I forgot to mention... include frees the buffer after the evaluate... kind of important to not leak memory :-)
"PARSE works entirely within a line - so "0 PARSE" will return the remainder of the line"
I just looked through PARSE and I couldn't find where it says where it only works within a line. I checked my parse and it ends when the delimiter is found or it reaches the end of the buffer. Changing my parse to only go to the end of a line is an easy fix, I just add the set of line terminators to the list of delimiters for a parse. But, is this really the intent of the standard?
That means you can't use ( to do multi line comments in a file. It also means you can't pass strings to EVALUATE with line terminators in them. It's also extra rules for special cases... Also no multi line ." C" " S" or .( in a file. I find multi line ( useful.
If this is the intent of the standard, can PARSE and all the words using it be changed to say they only go to the end of the line if the terminator is not found? I would rather things go the other way though, where these words can operate over multiple lines if the buffer is from a file.
In other words, this is the definition of parse area in the standard: "parse area: The portion of the input buffer that has not yet been parsed, and is thus available to the system for subsequent processing by the text interpreter and other parsing operations."
I interpreted this as I could change the input buffer to be whatever I wanted, including a buffer I loaded from a file. The thing that is missing from the definition is that the parse area can not contain line terminator characters, and what to do if they are found. In reality, you can leave this definition alone, and all the words that use parse alone, and just put something in PARSE that says what to do if the end of the parse area is reached without finding the delimiter. And change PARSE-NAME to include line terminators as additional white space delimiters when parsing from a buffer from a file or EVALUATE. And change \ to use line terminators as delimiters when parsing from a buffer from EVALUATE or a file. The wording of SOURCE does not need to change when parsing from a file. Neither does the wording of >IN need to change. They just return values relative to the current input buffer when loading from a file... which is what they already say.

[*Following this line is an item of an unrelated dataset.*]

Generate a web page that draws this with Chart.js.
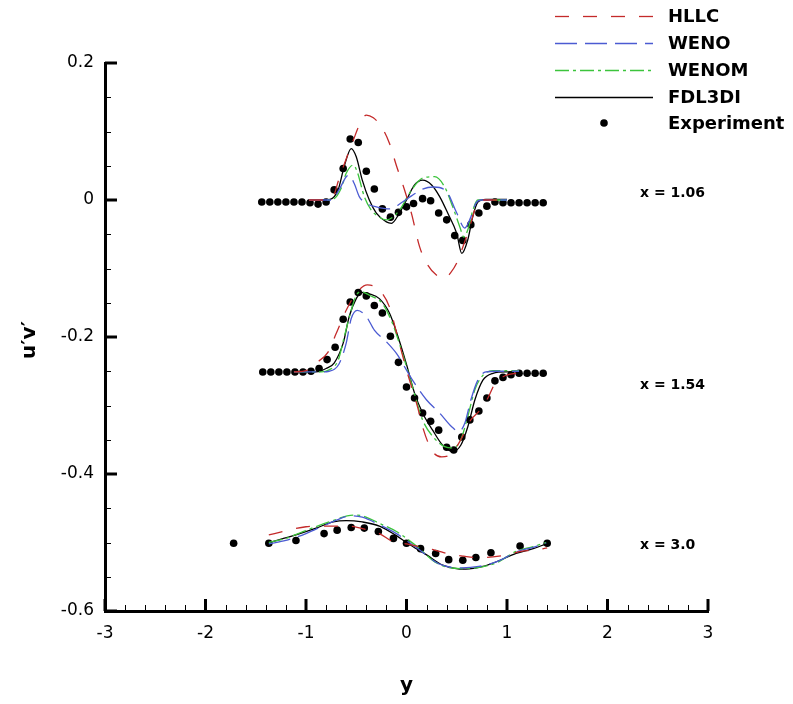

So in reality, to have parsing from a buffer loaded from a file be compliant with the standard all that needs to happen is a slight rewording of \ and PARSE-NAME. \ would have to parse to a line terminator or the end of the parse area. and PARSE-NAME would have to use white space as delimiters which would include the space character and line terminator characters. This would also fix the ambiguous condition of what happens when someone passes a string to EVALUATE which contains line terminators.
PARSE needs to be reworded anyways because it does not specifically say the parse ends when the end of the parse area is reached... (I got confused by the wording.)